Exercise objective: Images should be left out, and everything else in the listing reproduced exactly.

--- Supplied information ---

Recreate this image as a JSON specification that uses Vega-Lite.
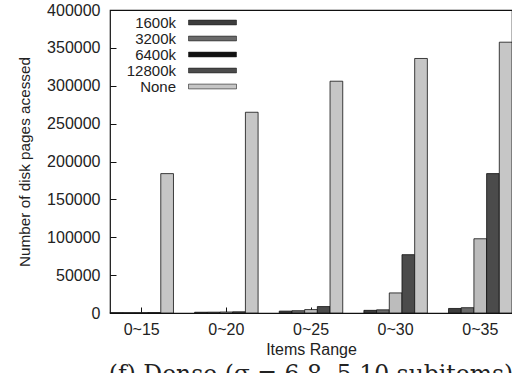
{
  "$schema": "https://vega.github.io/schema/vega-lite/v6.json",
  "autosize": "none",
  "padding": {"left": 110, "top": 10, "right": 0, "bottom": 60},
  "width": 402,
  "height": 303,
  "background": "white",
  "config": {
    "font": "Liberation Sans",
    "view": {"stroke": "#111", "strokeWidth": 1.2},
    "axis": {"labelFont": "Liberation Sans", "titleFont": "Liberation Sans", "labelColor": "#222", "titleColor": "#222", "domainColor": "#111", "tickColor": "#111", "grid": false}
  },
  "title": {
    "text": "(f) Dense (σ     = 6.8, 5.10 subitems)",
    "orient": "bottom",
    "anchor": "middle",
    "font": "DejaVu Serif",
    "fontSize": 23.5,
    "fontWeight": "normal",
    "color": "#222",
    "baseline": "top",
    "offset": 6
  },
  "data": {
    "values": [
      {"range": "0~15", "series": "1600k", "pages": 400},
      {"range": "0~15", "series": "3200k", "pages": 400},
      {"range": "0~15", "series": "6400k", "pages": 500},
      {"range": "0~15", "series": "12800k", "pages": 600},
      {"range": "0~15", "series": "None", "pages": 184000},
      {"range": "0~20", "series": "1600k", "pages": 1000},
      {"range": "0~20", "series": "3200k", "pages": 1100},
      {"range": "0~20", "series": "6400k", "pages": 1300},
      {"range": "0~20", "series": "12800k", "pages": 1600},
      {"range": "0~20", "series": "None", "pages": 265000},
      {"range": "0~25", "series": "1600k", "pages": 2500},
      {"range": "0~25", "series": "3200k", "pages": 3000},
      {"range": "0~25", "series": "6400k", "pages": 4500},
      {"range": "0~25", "series": "12800k", "pages": 8500},
      {"range": "0~25", "series": "None", "pages": 306000},
      {"range": "0~30", "series": "1600k", "pages": 3500},
      {"range": "0~30", "series": "3200k", "pages": 4200},
      {"range": "0~30", "series": "6400k", "pages": 26500},
      {"range": "0~30", "series": "12800k", "pages": 77000},
      {"range": "0~30", "series": "None", "pages": 336000},
      {"range": "0~35", "series": "1600k", "pages": 6000},
      {"range": "0~35", "series": "3200k", "pages": 7000},
      {"range": "0~35", "series": "6400k", "pages": 98000},
      {"range": "0~35", "series": "12800k", "pages": 184000},
      {"range": "0~35", "series": "None", "pages": 357500}
    ]
  },
  "encoding": {
    "x": {
      "field": "range", "type": "nominal", "sort": null,
      "scale": {"paddingInner": 0.25, "paddingOuter": 0},
      "axis": {"title": "Items Range", "labelAngle": 0, "labelFontSize": 16, "titleFontSize": 16, "titleFontWeight": "normal", "tickSize": -6, "labelPadding": 14, "titlePadding": 4, "domain": false}
    },
    "xOffset": {"field": "series", "type": "nominal", "sort": ["1600k", "3200k", "6400k", "12800k", "None"], "scale": {"paddingInner": 0, "paddingOuter": 0}},
    "y": {
      "field": "pages", "type": "quantitative",
      "scale": {"domain": [0, 400000], "nice": false},
      "axis": {"title": "Number of disk pages acessed", "values": [0, 50000, 100000, 150000, 200000, 250000, 300000, 350000, 400000], "format": "d", "labelFontSize": 16, "titleFontSize": 15.3, "titleFontWeight": "normal", "tickSize": -6, "labelPadding": 16, "titlePadding": 14, "domain": false, "labelBaseline": "middle"}
    }
  },
  "layer": [
    {
      "mark": {"type": "bar", "stroke": "#111", "strokeWidth": 0.8},
      "encoding": {
        "color": {
          "field": "series", "type": "nominal",
          "scale": {"domain": ["1600k", "3200k", "6400k", "12800k", "None"], "range": ["#3d3d3d", "#6a6a6a", "#bcbcbc", "#4b4b4b", "#c6c6c6"]},
          "legend": null
        }
      }
    },
    {
      "mark": {"type": "bar", "opacity": 0},
      "encoding": {
        "color": {
          "field": "series", "type": "nominal",
          "sort": ["1600k", "3200k", "6400k", "12800k", "None"],
          "scale": {"domain": ["1600k", "3200k", "6400k", "12800k", "None"], "range": ["#3d3d3d", "#6a6a6a", "#111111", "#4b4b4b", "#c6c6c6"]},
          "legend": {
            "title": null, "orient": "none", "legendX": 95, "legendY": 5,
            "symbolType": "M-4,-0.4H4V0.4H-4Z", "symbolSize": 144, "symbolStrokeColor": "#222", "symbolStrokeWidth": 0.6, "symbolOpacity": 1,
            "labelFontSize": 15, "labelColor": "#222", "labelAlign": "right", "labelOffset": -44, "rowPadding": 0, "labelBaseline": "middle"
          }
        }
      }
    }
  ],
  "resolve": {"scale": {"color": "independent"}}
}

---

Response to this task:
Recreate this image as a JSON specification that uses Vega-Lite.
{
  "$schema": "https://vega.github.io/schema/vega-lite/v6.json",
  "autosize": "none",
  "padding": {"left": 110, "top": 10, "right": 0, "bottom": 60},
  "width": 402,
  "height": 303,
  "background": "white",
  "config": {
    "font": "Liberation Sans",
    "view": {"stroke": "#111", "strokeWidth": 1.2},
    "axis": {"labelFont": "Liberation Sans", "titleFont": "Liberation Sans", "labelColor": "#222", "titleColor": "#222", "domainColor": "#111", "tickColor": "#111", "grid": false}
  },
  "title": {
    "text": "(f) Dense (σ     = 6.8, 5.10 subitems)",
    "orient": "bottom",
    "anchor": "middle",
    "font": "DejaVu Serif",
    "fontSize": 23.5,
    "fontWeight": "normal",
    "color": "#222",
    "baseline": "top",
    "offset": 6
  },
  "data": {
    "values": [
      {"range": "0~15", "series": "1600k", "pages": 400},
      {"range": "0~15", "series": "3200k", "pages": 400},
      {"range": "0~15", "series": "6400k", "pages": 500},
      {"range": "0~15", "series": "12800k", "pages": 600},
      {"range": "0~15", "series": "None", "pages": 184000},
      {"range": "0~20", "series": "1600k", "pages": 1000},
      {"range": "0~20", "series": "3200k", "pages": 1100},
      {"range": "0~20", "series": "6400k", "pages": 1300},
      {"range": "0~20", "series": "12800k", "pages": 1600},
      {"range": "0~20", "series": "None", "pages": 265000},
      {"range": "0~25", "series": "1600k", "pages": 2500},
      {"range": "0~25", "series": "3200k", "pages": 3000},
      {"range": "0~25", "series": "6400k", "pages": 4500},
      {"range": "0~25", "series": "12800k", "pages": 8500},
      {"range": "0~25", "series": "None", "pages": 306000},
      {"range": "0~30", "series": "1600k", "pages": 3500},
      {"range": "0~30", "series": "3200k", "pages": 4200},
      {"range": "0~30", "series": "6400k", "pages": 26500},
      {"range": "0~30", "series": "12800k", "pages": 77000},
      {"range": "0~30", "series": "None", "pages": 336000},
      {"range": "0~35", "series": "1600k", "pages": 6000},
      {"range": "0~35", "series": "3200k", "pages": 7000},
      {"range": "0~35", "series": "6400k", "pages": 98000},
      {"range": "0~35", "series": "12800k", "pages": 184000},
      {"range": "0~35", "series": "None", "pages": 357500}
    ]
  },
  "encoding": {
    "x": {
      "field": "range", "type": "nominal", "sort": null,
      "scale": {"paddingInner": 0.25, "paddingOuter": 0},
      "axis": {"title": "Items Range", "labelAngle": 0, "labelFontSize": 16, "titleFontSize": 16, "titleFontWeight": "normal", "tickSize": -6, "labelPadding": 14, "titlePadding": 4, "domain": false}
    },
    "xOffset": {"field": "series", "type": "nominal", "sort": ["1600k", "3200k", "6400k", "12800k", "None"], "scale": {"paddingInner": 0, "paddingOuter": 0}},
    "y": {
      "field": "pages", "type": "quantitative",
      "scale": {"domain": [0, 400000], "nice": false},
      "axis": {"title": "Number of disk pages acessed", "values": [0, 50000, 100000, 150000, 200000, 250000, 300000, 350000, 400000], "format": "d", "labelFontSize": 16, "titleFontSize": 15.3, "titleFontWeight": "normal", "tickSize": -6, "labelPadding": 16, "titlePadding": 14, "domain": false, "labelBaseline": "middle"}
    }
  },
  "layer": [
    {
      "mark": {"type": "bar", "stroke": "#111", "strokeWidth": 0.8},
      "encoding": {
        "color": {
          "field": "series", "type": "nominal",
          "scale": {"domain": ["1600k", "3200k", "6400k", "12800k", "None"], "range": ["#3d3d3d", "#6a6a6a", "#bcbcbc", "#4b4b4b", "#c6c6c6"]},
          "legend": null
        }
      }
    },
    {
      "mark": {"type": "bar", "opacity": 0},
      "encoding": {
        "color": {
          "field": "series", "type": "nominal",
          "sort": ["1600k", "3200k", "6400k", "12800k", "None"],
          "scale": {"domain": ["1600k", "3200k", "6400k", "12800k", "None"], "range": ["#3d3d3d", "#6a6a6a", "#111111", "#4b4b4b", "#c6c6c6"]},
          "legend": {
            "title": null, "orient": "none", "legendX": 95, "legendY": 5,
            "symbolType": "M-4,-0.4H4V0.4H-4Z", "symbolSize": 144, "symbolStrokeColor": "#222", "symbolStrokeWidth": 0.6, "symbolOpacity": 1,
            "labelFontSize": 15, "labelColor": "#222", "labelAlign": "right", "labelOffset": -44, "rowPadding": 0, "labelBaseline": "middle"
          }
        }
      }
    }
  ],
  "resolve": {"scale": {"color": "independent"}}
}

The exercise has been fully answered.